:: AIM OF THE EXERCISE ::
Data follows below. Repeat exactly the lines between the line holding "Convert this chart to Bokeh code." and the line holding "p.line(X(bx), Y(by), line_color=border_color, line_width=1.5)", inclusive, and nothing more; drop pictures.

───── DATASET RECORDS ─────

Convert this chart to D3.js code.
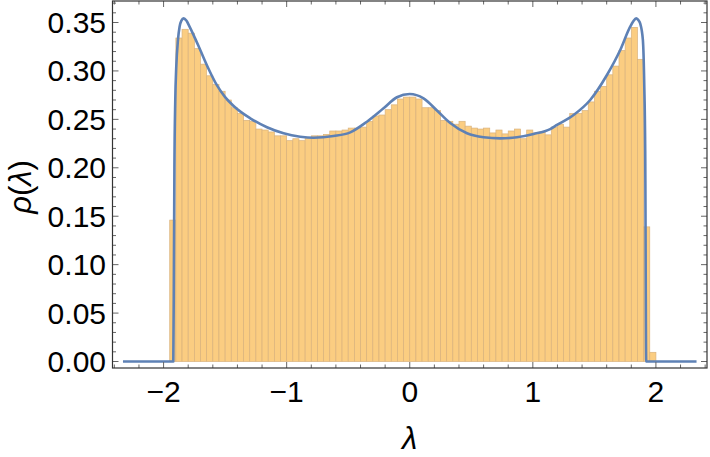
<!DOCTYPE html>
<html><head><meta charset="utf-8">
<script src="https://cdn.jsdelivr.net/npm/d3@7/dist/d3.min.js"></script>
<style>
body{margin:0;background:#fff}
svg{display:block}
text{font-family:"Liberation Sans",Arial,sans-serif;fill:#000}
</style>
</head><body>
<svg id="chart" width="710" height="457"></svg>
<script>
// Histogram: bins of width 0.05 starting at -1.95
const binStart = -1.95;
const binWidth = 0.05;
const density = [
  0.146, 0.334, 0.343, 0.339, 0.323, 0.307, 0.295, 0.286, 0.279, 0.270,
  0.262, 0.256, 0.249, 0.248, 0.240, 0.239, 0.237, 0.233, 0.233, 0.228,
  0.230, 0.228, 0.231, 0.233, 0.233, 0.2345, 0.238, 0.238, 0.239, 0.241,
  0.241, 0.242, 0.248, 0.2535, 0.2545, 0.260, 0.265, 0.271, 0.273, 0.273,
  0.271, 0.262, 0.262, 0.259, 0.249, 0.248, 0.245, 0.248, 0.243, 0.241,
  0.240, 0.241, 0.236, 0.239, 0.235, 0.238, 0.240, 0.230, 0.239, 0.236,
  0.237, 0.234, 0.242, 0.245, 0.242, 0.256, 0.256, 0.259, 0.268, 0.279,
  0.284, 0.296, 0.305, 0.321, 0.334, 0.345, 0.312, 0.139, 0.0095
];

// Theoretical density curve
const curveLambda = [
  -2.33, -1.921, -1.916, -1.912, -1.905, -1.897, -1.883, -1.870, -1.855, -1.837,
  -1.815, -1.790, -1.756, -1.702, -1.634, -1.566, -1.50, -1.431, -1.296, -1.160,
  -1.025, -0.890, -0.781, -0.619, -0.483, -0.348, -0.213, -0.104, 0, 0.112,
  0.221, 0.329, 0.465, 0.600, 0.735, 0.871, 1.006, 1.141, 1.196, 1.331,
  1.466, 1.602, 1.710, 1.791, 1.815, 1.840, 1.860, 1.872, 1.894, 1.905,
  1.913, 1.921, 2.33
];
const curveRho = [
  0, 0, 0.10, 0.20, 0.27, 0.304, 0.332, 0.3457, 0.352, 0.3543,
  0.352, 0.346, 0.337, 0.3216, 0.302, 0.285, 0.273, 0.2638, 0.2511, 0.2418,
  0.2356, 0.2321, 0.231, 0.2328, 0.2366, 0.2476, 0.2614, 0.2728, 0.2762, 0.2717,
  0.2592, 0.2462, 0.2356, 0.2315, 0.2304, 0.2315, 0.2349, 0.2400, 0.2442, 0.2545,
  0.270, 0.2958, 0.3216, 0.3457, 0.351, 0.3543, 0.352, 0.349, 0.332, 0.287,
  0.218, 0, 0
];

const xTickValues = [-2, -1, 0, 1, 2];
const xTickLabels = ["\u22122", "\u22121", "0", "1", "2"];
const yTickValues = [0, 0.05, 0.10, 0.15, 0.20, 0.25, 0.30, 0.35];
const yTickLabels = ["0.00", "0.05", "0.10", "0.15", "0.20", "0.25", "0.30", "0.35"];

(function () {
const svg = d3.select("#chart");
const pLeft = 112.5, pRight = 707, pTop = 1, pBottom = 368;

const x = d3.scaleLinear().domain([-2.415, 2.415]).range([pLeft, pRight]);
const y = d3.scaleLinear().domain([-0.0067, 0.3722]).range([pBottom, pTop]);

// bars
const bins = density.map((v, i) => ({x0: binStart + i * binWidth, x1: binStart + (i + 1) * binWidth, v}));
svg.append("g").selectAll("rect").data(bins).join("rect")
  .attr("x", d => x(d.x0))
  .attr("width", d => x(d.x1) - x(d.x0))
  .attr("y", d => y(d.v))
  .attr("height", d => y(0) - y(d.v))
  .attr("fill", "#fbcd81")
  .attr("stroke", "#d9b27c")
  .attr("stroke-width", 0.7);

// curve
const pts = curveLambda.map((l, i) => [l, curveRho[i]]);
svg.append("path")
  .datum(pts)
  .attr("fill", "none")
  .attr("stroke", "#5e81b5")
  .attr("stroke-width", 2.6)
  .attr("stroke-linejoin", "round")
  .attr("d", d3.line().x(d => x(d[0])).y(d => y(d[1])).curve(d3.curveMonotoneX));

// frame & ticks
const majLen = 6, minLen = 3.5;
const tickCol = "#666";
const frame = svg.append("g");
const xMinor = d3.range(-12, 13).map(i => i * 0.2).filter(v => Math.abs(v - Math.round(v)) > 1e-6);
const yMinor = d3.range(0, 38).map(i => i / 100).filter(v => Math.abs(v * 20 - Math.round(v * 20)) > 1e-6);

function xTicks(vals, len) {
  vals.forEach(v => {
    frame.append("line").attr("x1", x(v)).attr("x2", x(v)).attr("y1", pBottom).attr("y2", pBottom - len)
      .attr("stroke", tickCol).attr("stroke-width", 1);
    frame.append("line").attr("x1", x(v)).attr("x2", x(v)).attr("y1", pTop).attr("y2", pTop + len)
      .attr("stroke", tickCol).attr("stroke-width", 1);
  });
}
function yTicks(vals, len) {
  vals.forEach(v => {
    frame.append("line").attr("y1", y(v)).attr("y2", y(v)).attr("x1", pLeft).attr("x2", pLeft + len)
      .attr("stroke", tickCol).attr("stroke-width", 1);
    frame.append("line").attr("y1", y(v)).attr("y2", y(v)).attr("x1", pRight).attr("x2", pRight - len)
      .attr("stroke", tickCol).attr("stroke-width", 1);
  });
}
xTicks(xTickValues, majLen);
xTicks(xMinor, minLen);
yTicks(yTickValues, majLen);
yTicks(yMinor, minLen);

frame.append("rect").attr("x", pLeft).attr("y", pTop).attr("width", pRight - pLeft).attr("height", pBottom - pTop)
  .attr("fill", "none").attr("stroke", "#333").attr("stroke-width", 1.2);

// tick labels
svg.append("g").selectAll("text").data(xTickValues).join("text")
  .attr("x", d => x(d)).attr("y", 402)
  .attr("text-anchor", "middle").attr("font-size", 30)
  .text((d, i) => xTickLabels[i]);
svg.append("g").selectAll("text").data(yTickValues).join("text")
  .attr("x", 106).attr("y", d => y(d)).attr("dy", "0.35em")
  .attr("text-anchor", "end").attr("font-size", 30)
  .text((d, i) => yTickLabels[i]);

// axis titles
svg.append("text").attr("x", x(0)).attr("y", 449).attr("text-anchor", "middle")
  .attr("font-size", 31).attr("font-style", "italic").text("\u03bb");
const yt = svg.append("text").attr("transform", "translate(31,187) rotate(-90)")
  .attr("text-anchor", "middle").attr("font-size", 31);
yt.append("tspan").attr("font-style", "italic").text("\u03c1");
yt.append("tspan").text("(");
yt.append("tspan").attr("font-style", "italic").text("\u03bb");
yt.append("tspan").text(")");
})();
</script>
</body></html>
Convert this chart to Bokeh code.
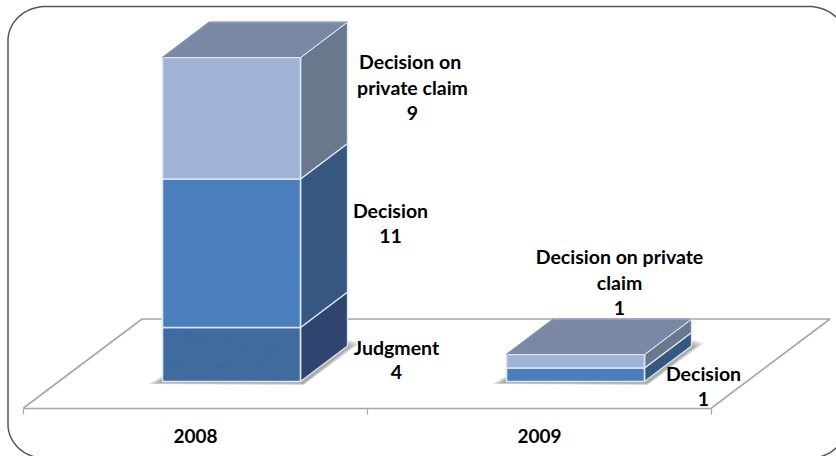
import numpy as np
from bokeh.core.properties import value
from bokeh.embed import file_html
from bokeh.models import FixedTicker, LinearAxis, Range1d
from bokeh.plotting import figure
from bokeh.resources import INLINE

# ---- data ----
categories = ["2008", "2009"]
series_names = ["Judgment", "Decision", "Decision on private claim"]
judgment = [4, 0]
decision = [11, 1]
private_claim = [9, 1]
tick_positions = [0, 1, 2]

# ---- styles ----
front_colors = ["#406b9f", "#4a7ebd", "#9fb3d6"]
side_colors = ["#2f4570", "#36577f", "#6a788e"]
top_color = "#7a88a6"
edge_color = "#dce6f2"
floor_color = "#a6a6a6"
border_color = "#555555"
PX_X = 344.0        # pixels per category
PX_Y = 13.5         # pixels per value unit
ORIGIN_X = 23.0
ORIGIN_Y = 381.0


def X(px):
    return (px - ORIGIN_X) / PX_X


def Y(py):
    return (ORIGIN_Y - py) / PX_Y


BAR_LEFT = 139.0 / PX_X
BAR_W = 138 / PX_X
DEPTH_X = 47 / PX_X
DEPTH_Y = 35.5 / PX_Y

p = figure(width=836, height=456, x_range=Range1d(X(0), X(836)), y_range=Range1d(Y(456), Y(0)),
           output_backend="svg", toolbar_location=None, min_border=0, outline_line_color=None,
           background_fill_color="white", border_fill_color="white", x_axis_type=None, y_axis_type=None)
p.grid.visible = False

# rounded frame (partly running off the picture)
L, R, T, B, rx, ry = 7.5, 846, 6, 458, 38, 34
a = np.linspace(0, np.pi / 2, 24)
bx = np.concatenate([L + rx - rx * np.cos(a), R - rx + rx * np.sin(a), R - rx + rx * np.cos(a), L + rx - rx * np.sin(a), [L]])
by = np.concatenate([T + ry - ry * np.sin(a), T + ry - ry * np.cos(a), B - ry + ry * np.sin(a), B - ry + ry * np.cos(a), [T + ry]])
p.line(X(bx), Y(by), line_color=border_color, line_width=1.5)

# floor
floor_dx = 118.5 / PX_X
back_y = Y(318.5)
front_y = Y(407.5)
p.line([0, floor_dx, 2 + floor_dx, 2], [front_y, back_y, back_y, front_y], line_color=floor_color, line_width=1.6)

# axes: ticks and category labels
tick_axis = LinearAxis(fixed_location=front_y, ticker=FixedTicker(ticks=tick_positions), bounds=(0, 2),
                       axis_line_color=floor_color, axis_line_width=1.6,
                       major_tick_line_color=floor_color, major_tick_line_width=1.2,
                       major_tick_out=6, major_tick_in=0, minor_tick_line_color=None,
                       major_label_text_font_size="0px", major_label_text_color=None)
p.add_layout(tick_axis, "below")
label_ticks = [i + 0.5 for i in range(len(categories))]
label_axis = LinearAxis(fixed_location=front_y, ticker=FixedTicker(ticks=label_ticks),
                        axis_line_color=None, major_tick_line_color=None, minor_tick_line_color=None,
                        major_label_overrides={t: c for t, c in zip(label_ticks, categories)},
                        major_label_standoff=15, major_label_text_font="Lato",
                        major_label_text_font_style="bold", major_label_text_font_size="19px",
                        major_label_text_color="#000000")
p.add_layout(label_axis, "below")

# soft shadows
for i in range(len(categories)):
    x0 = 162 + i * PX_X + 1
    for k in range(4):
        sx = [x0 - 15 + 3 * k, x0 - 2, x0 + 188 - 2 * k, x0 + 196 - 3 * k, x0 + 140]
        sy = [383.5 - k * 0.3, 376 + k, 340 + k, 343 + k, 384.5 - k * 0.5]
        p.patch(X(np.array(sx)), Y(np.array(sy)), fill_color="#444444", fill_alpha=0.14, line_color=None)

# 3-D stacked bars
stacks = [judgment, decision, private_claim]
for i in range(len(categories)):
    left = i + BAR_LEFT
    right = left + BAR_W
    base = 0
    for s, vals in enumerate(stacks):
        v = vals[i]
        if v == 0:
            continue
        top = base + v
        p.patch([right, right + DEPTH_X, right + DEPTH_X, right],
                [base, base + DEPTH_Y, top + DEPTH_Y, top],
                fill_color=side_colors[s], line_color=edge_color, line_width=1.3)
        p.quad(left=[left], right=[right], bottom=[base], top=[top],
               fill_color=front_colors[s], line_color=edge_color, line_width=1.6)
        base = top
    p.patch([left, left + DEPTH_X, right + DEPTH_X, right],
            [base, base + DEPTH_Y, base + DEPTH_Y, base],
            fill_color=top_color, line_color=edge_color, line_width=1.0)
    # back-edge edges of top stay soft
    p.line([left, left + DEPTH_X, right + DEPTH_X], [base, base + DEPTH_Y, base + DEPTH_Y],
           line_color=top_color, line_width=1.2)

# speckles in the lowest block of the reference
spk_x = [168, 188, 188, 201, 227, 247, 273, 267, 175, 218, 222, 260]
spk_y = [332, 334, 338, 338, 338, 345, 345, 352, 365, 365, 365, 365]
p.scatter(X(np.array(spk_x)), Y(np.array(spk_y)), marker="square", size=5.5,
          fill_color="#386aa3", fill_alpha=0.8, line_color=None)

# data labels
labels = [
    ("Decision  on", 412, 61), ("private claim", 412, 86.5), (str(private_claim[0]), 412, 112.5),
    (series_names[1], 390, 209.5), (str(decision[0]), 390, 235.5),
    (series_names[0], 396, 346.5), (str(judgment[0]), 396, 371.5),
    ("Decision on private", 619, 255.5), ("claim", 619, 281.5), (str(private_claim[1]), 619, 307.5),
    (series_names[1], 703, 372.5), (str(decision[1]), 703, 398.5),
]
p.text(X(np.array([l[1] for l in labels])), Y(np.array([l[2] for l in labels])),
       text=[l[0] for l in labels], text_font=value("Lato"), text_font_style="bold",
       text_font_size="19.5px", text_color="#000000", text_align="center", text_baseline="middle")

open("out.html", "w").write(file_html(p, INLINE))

─────

:: SOLUTION BELOW ::
Convert this chart to Bokeh code.
import numpy as np
from bokeh.core.properties import value
from bokeh.embed import file_html
from bokeh.models import FixedTicker, LinearAxis, Range1d
from bokeh.plotting import figure
from bokeh.resources import INLINE

# ---- data ----
categories = ["2008", "2009"]
series_names = ["Judgment", "Decision", "Decision on private claim"]
judgment = [4, 0]
decision = [11, 1]
private_claim = [9, 1]
tick_positions = [0, 1, 2]

# ---- styles ----
front_colors = ["#406b9f", "#4a7ebd", "#9fb3d6"]
side_colors = ["#2f4570", "#36577f", "#6a788e"]
top_color = "#7a88a6"
edge_color = "#dce6f2"
floor_color = "#a6a6a6"
border_color = "#555555"
PX_X = 344.0        # pixels per category
PX_Y = 13.5         # pixels per value unit
ORIGIN_X = 23.0
ORIGIN_Y = 381.0


def X(px):
    return (px - ORIGIN_X) / PX_X


def Y(py):
    return (ORIGIN_Y - py) / PX_Y


BAR_LEFT = 139.0 / PX_X
BAR_W = 138 / PX_X
DEPTH_X = 47 / PX_X
DEPTH_Y = 35.5 / PX_Y

p = figure(width=836, height=456, x_range=Range1d(X(0), X(836)), y_range=Range1d(Y(456), Y(0)),
           output_backend="svg", toolbar_location=None, min_border=0, outline_line_color=None,
           background_fill_color="white", border_fill_color="white", x_axis_type=None, y_axis_type=None)
p.grid.visible = False

# rounded frame (partly running off the picture)
L, R, T, B, rx, ry = 7.5, 846, 6, 458, 38, 34
a = np.linspace(0, np.pi / 2, 24)
bx = np.concatenate([L + rx - rx * np.cos(a), R - rx + rx * np.sin(a), R - rx + rx * np.cos(a), L + rx - rx * np.sin(a), [L]])
by = np.concatenate([T + ry - ry * np.sin(a), T + ry - ry * np.cos(a), B - ry + ry * np.sin(a), B - ry + ry * np.cos(a), [T + ry]])
p.line(X(bx), Y(by), line_color=border_color, line_width=1.5)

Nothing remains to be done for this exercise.